— THE PROBLEM —
Find every line with the word "this". Copy those lines.

— DATASET —
----
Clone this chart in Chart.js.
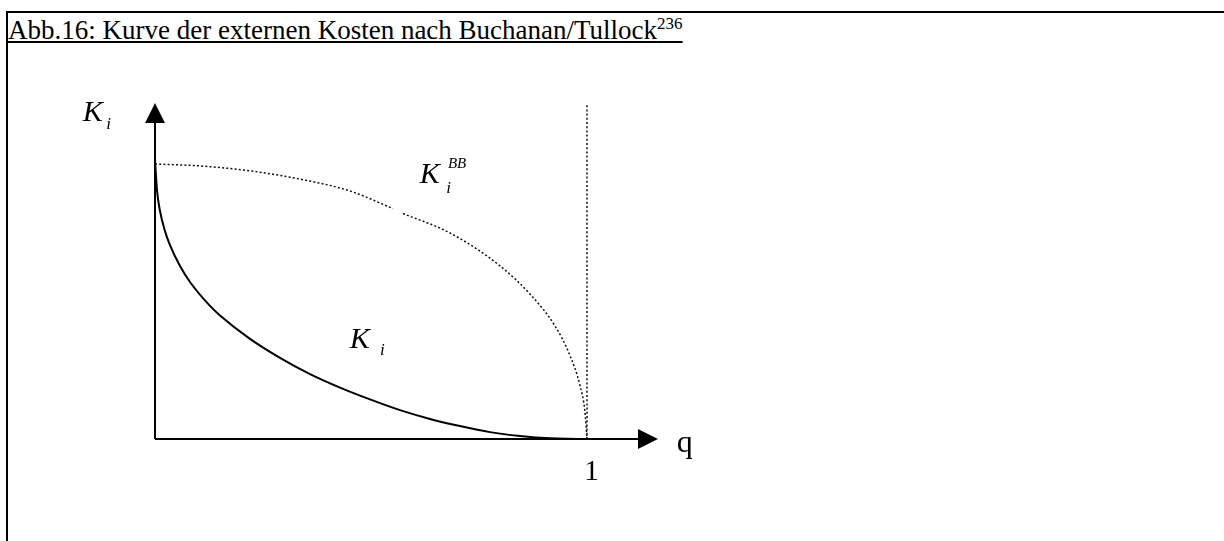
----
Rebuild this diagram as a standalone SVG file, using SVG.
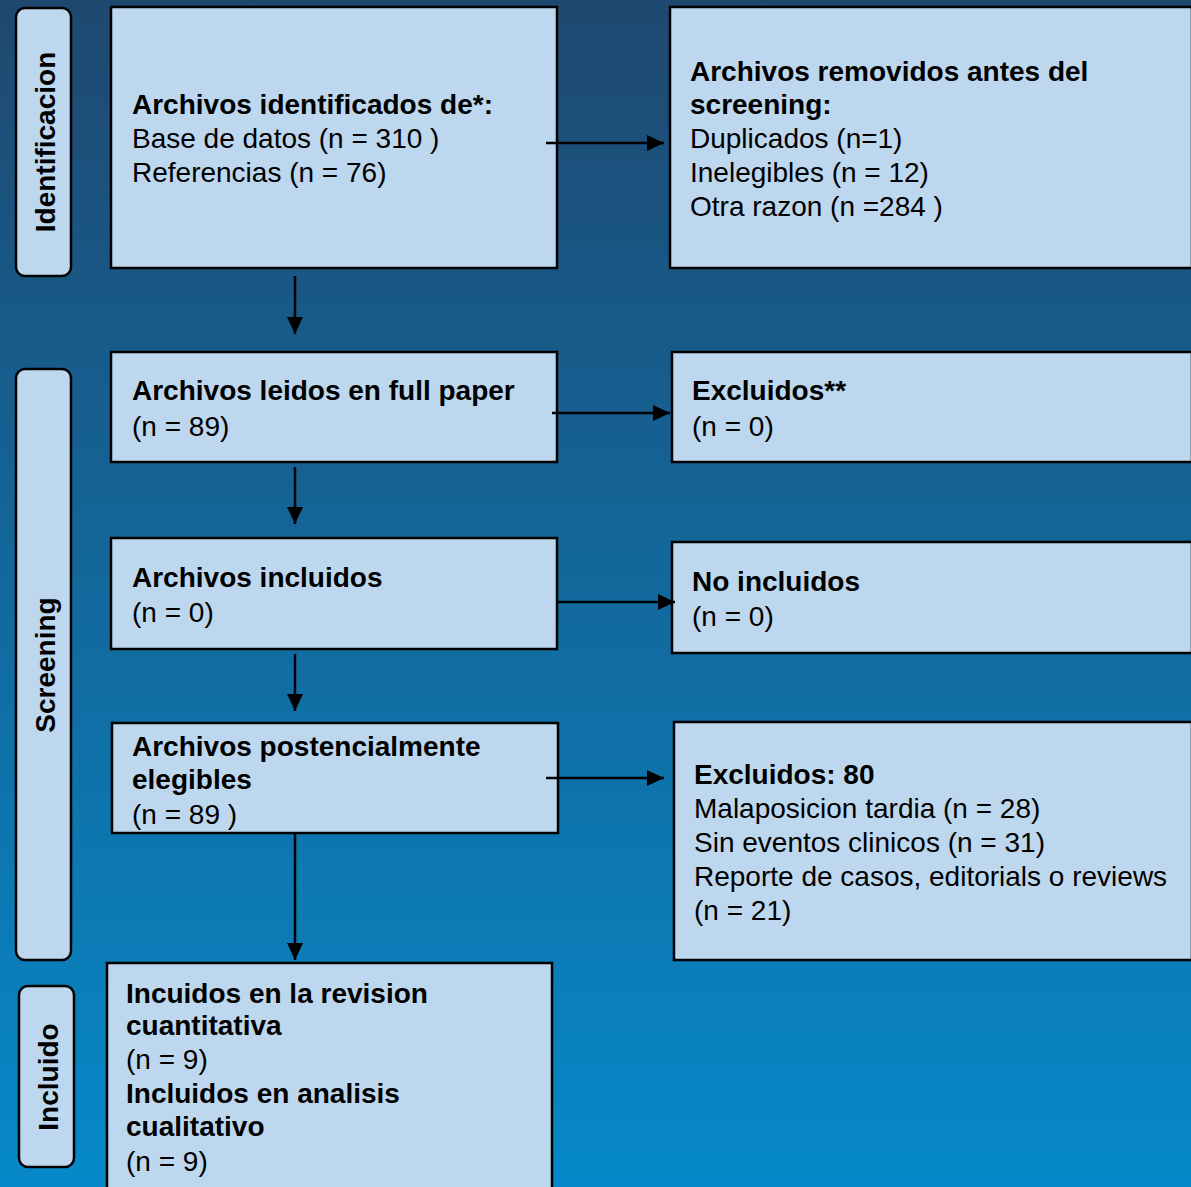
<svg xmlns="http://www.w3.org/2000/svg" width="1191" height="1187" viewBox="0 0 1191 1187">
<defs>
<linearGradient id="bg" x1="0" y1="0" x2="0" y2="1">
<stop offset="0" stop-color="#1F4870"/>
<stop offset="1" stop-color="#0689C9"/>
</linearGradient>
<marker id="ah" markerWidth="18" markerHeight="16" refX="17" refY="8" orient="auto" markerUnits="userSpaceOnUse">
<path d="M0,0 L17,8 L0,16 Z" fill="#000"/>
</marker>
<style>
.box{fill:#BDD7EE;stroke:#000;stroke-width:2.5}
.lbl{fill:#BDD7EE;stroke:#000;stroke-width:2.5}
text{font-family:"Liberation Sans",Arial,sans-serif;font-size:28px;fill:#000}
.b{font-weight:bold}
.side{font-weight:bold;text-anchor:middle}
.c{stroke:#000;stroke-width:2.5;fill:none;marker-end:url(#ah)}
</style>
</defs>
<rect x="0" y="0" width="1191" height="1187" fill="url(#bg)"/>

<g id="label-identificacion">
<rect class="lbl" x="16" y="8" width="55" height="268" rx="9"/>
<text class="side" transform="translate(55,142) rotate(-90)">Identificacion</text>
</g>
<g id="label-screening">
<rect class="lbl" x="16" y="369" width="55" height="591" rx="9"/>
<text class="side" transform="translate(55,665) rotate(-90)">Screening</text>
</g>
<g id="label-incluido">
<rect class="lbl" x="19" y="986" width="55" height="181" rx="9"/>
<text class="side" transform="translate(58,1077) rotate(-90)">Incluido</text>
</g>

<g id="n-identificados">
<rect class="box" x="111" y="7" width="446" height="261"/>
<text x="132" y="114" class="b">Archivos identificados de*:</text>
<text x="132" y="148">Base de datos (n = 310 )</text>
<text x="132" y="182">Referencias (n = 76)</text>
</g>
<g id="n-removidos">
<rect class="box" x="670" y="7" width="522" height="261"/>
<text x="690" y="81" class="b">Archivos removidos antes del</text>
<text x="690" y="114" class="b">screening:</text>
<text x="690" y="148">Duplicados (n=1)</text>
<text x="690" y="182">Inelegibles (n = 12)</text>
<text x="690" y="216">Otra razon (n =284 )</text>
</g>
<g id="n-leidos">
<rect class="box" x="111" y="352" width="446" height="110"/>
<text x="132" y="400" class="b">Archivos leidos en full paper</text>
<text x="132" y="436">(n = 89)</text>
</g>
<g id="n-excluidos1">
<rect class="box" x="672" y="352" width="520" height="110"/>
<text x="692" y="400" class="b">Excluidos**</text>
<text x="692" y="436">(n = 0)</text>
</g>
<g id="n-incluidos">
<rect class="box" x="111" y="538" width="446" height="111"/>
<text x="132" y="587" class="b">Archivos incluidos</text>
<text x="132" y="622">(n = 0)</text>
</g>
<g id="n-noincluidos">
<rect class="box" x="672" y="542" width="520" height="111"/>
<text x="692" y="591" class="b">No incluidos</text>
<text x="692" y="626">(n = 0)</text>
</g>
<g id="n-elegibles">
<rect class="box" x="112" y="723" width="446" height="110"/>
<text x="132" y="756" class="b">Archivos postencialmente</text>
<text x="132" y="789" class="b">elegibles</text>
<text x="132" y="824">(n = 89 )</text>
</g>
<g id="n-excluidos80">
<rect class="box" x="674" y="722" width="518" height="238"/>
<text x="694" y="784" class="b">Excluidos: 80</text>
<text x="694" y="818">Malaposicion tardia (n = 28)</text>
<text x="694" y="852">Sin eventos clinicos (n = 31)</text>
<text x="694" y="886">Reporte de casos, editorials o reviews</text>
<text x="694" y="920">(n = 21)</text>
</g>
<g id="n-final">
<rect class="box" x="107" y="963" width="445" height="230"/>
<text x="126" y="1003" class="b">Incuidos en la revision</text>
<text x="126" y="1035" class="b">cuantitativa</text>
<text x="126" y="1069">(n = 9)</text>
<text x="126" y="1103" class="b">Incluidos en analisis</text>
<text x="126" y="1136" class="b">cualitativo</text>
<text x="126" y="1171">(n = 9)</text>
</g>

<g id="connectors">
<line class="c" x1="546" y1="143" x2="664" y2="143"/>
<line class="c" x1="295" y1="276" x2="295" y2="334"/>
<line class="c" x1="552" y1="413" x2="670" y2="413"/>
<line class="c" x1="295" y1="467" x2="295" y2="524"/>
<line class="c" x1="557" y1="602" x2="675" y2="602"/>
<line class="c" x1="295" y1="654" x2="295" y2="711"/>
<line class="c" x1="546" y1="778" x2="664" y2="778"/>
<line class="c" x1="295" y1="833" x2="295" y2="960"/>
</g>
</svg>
----
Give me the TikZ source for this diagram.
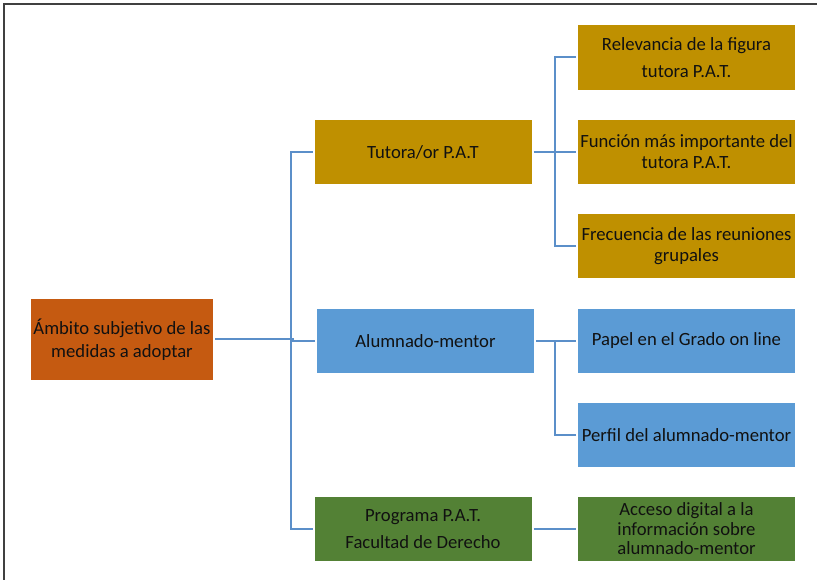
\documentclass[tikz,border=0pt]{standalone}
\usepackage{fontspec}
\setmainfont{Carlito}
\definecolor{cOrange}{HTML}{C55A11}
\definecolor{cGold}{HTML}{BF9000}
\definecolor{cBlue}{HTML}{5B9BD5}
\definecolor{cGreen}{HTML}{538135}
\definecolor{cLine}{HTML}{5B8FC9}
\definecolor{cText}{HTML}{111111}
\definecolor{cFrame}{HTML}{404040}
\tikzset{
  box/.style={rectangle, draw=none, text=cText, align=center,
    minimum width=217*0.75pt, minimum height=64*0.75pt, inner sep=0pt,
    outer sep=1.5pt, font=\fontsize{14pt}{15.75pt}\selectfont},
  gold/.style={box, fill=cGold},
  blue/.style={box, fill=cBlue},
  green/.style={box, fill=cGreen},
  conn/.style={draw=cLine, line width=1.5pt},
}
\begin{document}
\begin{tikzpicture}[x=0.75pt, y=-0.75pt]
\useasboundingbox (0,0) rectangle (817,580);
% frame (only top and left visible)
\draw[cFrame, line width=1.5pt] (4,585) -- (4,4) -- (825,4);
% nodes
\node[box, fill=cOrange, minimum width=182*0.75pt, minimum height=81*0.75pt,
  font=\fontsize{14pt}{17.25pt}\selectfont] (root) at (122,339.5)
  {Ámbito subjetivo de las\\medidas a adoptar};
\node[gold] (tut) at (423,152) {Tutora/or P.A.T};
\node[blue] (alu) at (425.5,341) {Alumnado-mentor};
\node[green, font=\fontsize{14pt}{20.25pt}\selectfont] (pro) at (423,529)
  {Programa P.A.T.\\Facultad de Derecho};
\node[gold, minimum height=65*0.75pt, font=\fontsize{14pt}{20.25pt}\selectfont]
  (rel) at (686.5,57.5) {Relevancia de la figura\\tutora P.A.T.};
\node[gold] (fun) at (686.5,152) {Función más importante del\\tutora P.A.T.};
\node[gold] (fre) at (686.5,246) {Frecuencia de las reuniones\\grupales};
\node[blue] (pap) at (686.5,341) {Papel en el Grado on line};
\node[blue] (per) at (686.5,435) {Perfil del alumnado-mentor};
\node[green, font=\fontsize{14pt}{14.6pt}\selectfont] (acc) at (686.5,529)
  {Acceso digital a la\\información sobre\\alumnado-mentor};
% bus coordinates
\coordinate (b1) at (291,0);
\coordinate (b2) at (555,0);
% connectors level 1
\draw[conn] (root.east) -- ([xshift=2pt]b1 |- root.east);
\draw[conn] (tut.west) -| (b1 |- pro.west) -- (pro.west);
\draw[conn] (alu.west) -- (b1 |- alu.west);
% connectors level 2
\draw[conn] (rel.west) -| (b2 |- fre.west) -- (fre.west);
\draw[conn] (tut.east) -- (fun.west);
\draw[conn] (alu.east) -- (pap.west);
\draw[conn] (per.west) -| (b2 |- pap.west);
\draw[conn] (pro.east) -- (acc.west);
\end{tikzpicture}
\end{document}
----
— RESPONSE TO THE TASK —
Clone this chart in Chart.js.
Rebuild this diagram as a standalone SVG file, using SVG.
Give me the TikZ source for this diagram.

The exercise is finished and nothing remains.